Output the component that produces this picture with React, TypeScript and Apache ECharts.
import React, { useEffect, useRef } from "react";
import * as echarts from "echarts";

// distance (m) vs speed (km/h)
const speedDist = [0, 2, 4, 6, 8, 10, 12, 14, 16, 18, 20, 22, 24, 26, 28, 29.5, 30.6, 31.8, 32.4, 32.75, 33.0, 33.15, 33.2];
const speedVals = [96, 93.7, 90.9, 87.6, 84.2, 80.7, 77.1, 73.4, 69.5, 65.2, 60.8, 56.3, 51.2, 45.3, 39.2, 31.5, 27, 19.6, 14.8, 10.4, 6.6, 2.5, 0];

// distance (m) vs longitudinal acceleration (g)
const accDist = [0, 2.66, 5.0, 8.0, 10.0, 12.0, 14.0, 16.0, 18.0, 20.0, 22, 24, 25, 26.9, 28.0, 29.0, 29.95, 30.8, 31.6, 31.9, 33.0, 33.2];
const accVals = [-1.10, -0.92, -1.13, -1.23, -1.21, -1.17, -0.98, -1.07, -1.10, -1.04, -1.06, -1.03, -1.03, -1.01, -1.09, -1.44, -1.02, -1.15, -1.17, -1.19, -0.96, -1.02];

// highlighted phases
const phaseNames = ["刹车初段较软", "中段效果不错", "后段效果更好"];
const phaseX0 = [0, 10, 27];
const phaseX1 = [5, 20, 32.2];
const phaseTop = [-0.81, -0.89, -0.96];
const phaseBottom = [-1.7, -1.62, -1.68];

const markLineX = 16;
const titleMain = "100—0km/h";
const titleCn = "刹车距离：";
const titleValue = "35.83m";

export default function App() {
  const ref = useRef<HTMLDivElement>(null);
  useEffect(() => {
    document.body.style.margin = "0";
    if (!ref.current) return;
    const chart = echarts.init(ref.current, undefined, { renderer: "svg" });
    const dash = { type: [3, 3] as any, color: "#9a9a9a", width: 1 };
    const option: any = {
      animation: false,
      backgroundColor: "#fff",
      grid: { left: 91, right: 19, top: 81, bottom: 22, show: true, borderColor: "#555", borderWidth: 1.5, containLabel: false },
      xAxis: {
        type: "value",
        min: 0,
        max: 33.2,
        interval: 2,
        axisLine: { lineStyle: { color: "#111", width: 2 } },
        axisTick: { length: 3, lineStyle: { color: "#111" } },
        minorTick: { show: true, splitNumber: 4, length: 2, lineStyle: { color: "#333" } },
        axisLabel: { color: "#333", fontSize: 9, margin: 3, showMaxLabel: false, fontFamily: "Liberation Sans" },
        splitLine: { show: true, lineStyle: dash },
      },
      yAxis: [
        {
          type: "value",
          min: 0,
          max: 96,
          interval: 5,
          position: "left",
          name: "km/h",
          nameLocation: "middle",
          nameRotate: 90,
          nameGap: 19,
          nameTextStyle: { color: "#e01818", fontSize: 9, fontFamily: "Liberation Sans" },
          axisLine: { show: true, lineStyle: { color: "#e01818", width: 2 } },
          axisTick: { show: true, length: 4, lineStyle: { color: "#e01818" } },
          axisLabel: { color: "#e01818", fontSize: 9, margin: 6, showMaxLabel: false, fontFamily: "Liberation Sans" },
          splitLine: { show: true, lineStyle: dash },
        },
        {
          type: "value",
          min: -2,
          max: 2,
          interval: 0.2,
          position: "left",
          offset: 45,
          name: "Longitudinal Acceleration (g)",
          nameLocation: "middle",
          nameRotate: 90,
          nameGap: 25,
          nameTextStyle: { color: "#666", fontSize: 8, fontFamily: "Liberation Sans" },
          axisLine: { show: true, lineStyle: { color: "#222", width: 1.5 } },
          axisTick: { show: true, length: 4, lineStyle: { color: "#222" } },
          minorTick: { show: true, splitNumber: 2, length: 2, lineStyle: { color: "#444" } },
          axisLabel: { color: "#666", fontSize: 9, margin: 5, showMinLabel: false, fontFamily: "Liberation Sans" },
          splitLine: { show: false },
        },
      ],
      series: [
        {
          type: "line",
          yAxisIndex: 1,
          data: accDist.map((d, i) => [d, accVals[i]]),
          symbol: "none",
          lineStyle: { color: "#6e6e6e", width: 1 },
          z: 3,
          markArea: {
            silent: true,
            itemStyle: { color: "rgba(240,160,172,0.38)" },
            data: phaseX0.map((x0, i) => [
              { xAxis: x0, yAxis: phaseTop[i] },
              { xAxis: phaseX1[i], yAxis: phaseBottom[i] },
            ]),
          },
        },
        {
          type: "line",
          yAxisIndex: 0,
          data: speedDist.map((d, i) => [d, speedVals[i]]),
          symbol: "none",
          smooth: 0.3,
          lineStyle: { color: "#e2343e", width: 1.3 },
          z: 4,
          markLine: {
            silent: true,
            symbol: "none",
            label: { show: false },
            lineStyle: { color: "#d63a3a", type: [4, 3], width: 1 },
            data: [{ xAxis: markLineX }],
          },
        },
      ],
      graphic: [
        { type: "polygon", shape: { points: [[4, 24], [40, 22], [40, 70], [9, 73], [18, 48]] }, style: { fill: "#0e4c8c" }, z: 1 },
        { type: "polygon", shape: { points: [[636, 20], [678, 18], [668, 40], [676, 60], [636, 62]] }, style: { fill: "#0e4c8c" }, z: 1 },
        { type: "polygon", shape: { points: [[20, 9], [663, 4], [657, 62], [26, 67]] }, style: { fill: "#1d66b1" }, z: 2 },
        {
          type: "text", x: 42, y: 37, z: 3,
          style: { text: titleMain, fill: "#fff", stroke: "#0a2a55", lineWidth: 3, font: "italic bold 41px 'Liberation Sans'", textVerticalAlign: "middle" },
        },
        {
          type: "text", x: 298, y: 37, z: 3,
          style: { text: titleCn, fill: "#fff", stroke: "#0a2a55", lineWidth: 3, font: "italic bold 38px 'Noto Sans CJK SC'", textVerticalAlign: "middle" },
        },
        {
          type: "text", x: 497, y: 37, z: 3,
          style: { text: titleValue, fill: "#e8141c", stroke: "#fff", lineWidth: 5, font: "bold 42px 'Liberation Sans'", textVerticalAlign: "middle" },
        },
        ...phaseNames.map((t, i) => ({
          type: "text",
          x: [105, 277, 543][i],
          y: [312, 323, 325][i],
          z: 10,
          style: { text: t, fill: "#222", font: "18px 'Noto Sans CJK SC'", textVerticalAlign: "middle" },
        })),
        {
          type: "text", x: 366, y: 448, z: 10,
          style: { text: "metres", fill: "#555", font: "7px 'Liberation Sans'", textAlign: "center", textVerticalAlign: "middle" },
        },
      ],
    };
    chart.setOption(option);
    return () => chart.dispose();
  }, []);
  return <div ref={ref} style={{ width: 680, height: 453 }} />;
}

***

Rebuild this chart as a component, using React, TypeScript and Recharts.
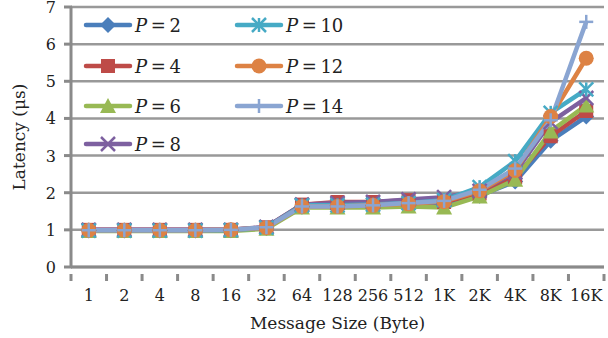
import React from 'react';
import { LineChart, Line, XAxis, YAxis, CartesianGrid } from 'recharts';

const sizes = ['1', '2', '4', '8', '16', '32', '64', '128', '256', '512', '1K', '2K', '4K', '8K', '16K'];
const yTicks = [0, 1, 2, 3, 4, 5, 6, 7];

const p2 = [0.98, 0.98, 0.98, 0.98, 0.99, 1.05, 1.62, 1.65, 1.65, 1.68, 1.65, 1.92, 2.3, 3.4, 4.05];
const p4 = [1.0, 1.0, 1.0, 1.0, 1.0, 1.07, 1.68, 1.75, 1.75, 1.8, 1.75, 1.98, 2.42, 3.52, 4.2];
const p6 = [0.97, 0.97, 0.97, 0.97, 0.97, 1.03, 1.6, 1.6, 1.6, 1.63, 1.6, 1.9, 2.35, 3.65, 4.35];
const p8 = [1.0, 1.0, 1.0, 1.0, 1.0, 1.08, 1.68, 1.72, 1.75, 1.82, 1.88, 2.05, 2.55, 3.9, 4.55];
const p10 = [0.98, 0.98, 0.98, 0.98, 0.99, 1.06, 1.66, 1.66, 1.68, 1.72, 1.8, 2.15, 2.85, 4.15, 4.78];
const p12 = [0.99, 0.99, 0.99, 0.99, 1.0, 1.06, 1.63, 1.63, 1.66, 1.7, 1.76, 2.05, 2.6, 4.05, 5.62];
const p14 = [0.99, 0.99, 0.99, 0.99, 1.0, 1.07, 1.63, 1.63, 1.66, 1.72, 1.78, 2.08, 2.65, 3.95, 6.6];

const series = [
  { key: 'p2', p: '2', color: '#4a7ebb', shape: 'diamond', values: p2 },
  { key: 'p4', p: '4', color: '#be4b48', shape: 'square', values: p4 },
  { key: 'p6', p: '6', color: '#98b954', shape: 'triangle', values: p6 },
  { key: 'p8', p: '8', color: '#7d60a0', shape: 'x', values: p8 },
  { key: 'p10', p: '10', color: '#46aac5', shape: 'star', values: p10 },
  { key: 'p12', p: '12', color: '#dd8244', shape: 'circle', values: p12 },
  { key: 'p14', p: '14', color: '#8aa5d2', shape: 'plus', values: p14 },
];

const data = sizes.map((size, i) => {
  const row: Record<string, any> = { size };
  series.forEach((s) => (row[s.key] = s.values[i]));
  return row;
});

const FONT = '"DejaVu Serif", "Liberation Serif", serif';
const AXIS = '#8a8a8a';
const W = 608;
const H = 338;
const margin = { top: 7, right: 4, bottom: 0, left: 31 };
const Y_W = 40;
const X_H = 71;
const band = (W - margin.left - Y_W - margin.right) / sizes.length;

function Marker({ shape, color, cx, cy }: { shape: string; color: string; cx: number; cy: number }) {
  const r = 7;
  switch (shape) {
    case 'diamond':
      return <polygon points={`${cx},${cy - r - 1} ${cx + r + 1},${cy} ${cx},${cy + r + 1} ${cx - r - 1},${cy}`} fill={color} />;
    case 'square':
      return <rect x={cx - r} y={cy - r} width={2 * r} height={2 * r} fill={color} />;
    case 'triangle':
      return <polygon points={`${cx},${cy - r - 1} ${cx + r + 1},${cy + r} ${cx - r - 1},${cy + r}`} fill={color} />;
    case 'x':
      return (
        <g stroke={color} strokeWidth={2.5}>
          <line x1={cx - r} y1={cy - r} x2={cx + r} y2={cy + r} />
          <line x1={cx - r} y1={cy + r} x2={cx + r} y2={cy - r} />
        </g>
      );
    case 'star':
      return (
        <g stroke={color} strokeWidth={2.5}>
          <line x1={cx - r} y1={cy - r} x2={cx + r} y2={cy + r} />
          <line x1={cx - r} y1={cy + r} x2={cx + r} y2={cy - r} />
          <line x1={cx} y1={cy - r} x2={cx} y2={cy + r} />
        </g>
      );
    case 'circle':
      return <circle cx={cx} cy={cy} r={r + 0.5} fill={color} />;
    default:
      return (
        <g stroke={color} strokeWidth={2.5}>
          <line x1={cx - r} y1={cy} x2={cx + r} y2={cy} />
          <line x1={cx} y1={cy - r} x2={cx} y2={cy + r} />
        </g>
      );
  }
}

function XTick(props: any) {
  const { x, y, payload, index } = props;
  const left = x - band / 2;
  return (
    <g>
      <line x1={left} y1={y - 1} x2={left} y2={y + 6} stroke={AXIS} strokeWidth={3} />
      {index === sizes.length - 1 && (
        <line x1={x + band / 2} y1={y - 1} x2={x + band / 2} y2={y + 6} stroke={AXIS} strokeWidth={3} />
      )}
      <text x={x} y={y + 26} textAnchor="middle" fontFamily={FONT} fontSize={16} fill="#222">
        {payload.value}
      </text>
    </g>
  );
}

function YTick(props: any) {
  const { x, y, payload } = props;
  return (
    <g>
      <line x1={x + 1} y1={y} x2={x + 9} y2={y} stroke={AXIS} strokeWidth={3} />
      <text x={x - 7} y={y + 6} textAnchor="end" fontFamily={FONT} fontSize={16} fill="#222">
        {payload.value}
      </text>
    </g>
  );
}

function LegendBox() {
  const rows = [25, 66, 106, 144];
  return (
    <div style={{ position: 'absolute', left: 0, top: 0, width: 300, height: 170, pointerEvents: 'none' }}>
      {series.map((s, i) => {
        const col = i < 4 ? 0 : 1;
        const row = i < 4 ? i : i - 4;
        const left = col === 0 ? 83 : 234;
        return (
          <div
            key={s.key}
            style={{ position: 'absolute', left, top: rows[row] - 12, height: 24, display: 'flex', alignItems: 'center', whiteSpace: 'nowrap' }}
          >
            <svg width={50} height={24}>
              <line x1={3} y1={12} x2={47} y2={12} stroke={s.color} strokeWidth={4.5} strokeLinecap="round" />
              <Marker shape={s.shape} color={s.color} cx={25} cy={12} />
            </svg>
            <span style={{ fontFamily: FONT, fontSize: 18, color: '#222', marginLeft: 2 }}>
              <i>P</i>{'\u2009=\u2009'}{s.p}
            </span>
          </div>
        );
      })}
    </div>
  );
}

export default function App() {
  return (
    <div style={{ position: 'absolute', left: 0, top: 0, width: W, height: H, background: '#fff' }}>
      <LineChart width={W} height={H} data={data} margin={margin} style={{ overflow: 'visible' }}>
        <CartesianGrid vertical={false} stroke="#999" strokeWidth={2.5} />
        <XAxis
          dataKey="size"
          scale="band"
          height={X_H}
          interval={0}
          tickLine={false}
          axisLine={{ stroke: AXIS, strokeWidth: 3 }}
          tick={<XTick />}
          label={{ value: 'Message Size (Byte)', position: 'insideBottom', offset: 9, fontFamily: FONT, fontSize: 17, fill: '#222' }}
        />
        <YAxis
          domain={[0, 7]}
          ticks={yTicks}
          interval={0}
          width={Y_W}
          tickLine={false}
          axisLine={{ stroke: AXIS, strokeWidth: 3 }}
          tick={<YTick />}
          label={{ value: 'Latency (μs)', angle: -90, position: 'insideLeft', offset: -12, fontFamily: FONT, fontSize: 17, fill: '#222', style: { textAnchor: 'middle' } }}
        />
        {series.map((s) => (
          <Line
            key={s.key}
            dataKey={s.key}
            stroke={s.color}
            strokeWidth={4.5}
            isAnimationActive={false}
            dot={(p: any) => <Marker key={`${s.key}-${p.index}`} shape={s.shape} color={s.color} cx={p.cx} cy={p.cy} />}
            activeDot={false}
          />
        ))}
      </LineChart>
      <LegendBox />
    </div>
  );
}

***

Copy out exactly the lines from the one containing "Output the component" to the one containing "6.6, 2.5, 0];", both ends inclusive.

§ **Solution to this problem**
Output the component that produces this picture with React, TypeScript and Apache ECharts.
import React, { useEffect, useRef } from "react";
import * as echarts from "echarts";

// distance (m) vs speed (km/h)
const speedDist = [0, 2, 4, 6, 8, 10, 12, 14, 16, 18, 20, 22, 24, 26, 28, 29.5, 30.6, 31.8, 32.4, 32.75, 33.0, 33.15, 33.2];
const speedVals = [96, 93.7, 90.9, 87.6, 84.2, 80.7, 77.1, 73.4, 69.5, 65.2, 60.8, 56.3, 51.2, 45.3, 39.2, 31.5, 27, 19.6, 14.8, 10.4, 6.6, 2.5, 0];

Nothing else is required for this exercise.